Dans
le cadre des vases communicants de mai 2016
Ne pas écrire pour, mais écrire chez l’autre...
Autour d’une phrase proposée, partagée et mise en
mots.
le livre de Pierre TILMAN – QUESTIONS aux
éditions PLAINE PAGE traîne près de moi, je l’ouvre à la page 15 et lis :
"Avez-vous déjà déchiré une photo ?"
Ce sera le début de notre échange pour le mois de
mai.
Ci-dessous le texte que Sylvie a bien voulu me
confier…
« Avez-vous déjà
déchiré une photo ? »
(P. Tilman, page 15)
Je m’avançais vers le parapet. Depuis l’angle
gauche de l’avenue s’ouvrait un espace simple et tranquille, une rue devenue
piétonne le long de la façade d’un immeuble des années trente dont l’enseigne
liberty annonçait des amusements désormais muets, et un petit carré vert auquel
rien ne manquait l’arbre, la haie de buis, deux rosiers en fleurs, un banc de
calcaire clair que je traversais d’un pas rapide, avant que l’avenue en bord de
mer ne m’arrêtât. Une voiture passa, point blanc sur l’asphalte gris. Une autre
ralentit pour me laisser passer, tandis que j’étais en équilibre sur la longue
double ligne qui séparait les voies.
Je m’avançais vers le parapet. Sur le point de
poser le pied sur le trottoir, après avoir eu un bref geste de remerciement
envers l’automobiliste, alors que mon regard était déjà loin vers l’horizon, la
mer vert-de-gris, le grand nuage de nacre sur la droite qui disait déjà la
pluie, la lumière pâle durcissant la peinture noire des lampions de bronze qui
se détachaient ainsi comme des aiguilles du temps sur cette immense horloge
météorologique, le souffle des embruns enveloppa tout mon corps.
Je m’avançais vers le parapet.

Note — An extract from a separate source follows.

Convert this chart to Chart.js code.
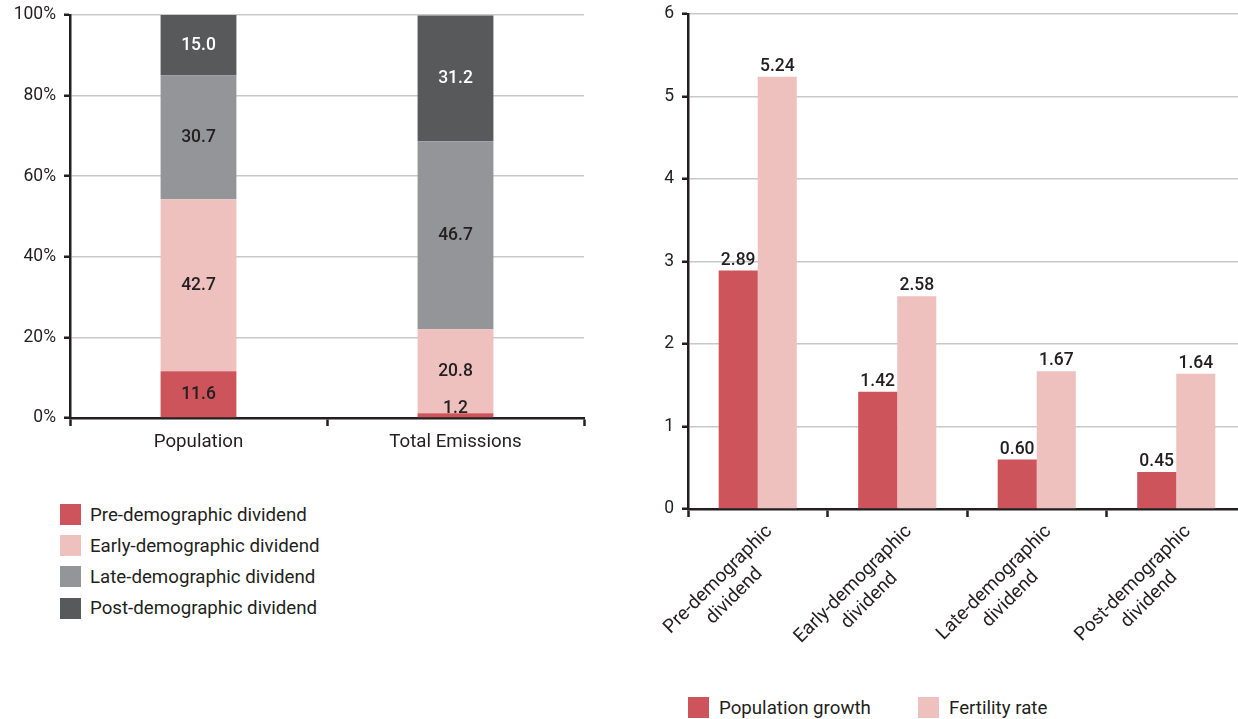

La mer vint à moi
avec ses mondes, ses voyages, ses âmes éperdues, ses voiliers, ses bourrasques.
La mer fut un murmure, fut un geste d’amour. Une ivresse des sens. Sans rien
voir d’autre que sa surface étale sous le ciel qui devenait tempête j’entendis
ses voix. Je sentis ses passions, patiences, pénitences, sirènes mythiques
invisibles et voraces. Je reçus ses caresses, maternelles, éternelles. En
silence. La mer vert-de-gris avec le ciel d’orage venait me caresser, là, de
leur souffle de chair, tiède, chargé d’eau, salé. Ils venaient me toucher, ici,
d’un mince tissu de soie qui tourbillonne autour du corps, s’entortille à lui
et s’échappe. J’entrais brusquement dans l’espace, mou, familier, paisible de
leur présence venue à moi. La rencontre de nos souffles comme des êtres qui
s’embrassent.
Je regarde. J’essaie de voir. Revoir.
J’effrite l’image à la recherche du tangible, du
palpable. L’objet que mes doigts triturent n’est qu’une surface lisse et glacée
sur laquelle ont été imprimés mer, ciel d’orage, un long boulevard, de rares
voitures, quelqu’un, là. Je cherche au milieu des morceaux que j’éparpille les
embruns qui se moulent sur les doigts, la respiration du vent salé qui pose son
haleine sur la peau et la parfume, la mer qui par vagues vient vers nous,
s’enroule autour de nos chairs, monte le long de nos jambes dans une caresse
infinie. Je cherche les souffles qui m’embrassent. Je déchire le désir de ne
pouvoir toucher. La photo n’est plus. La photo n’est pas. A-t-elle vraiment
été ?
Il me reste le souffle du ciel et de la mer, et
ce baiser.
Grand merci à Sylvie
Et
que sont les VASES COMMUNICANTS ?
« François Bon Tiers
Livre et Jérôme Denis Scriptopolis sont à l’initiative d’un projet de vases communicants (au départ cela s’appelait le Grand dérangement, pas peu fier
d’avoir trouvé ce titre de vases
communicants) : Le premier vendredi du mois, chacun écrit
sur le blog d’un autre, à charge à chacun de préparer les mariages, les
échanges, les invitations. Circulation horizontale pour produire des liens
autrement… Ne pas écrire pour, mais écrire chez l’autre.
Beau programme qui a
démarré le 3 juillet
2009 entre les
deux sites, ainsi qu’entre Fenêtres / open space d’Anne Savelli et Liminaire.
Si vous êtes tentés
par l’aventure, faîtes le savoir sur le mur du groupe Facebook des vases communicants…
2 commentaires:
Quelle jolie proposition à deux ! Et nous nous laissons aspirer par le murmure de la mer... merci les Vases co !
Embruns vert-de-gris, marées salantes... caresses d'une photo que l'on croit perdue.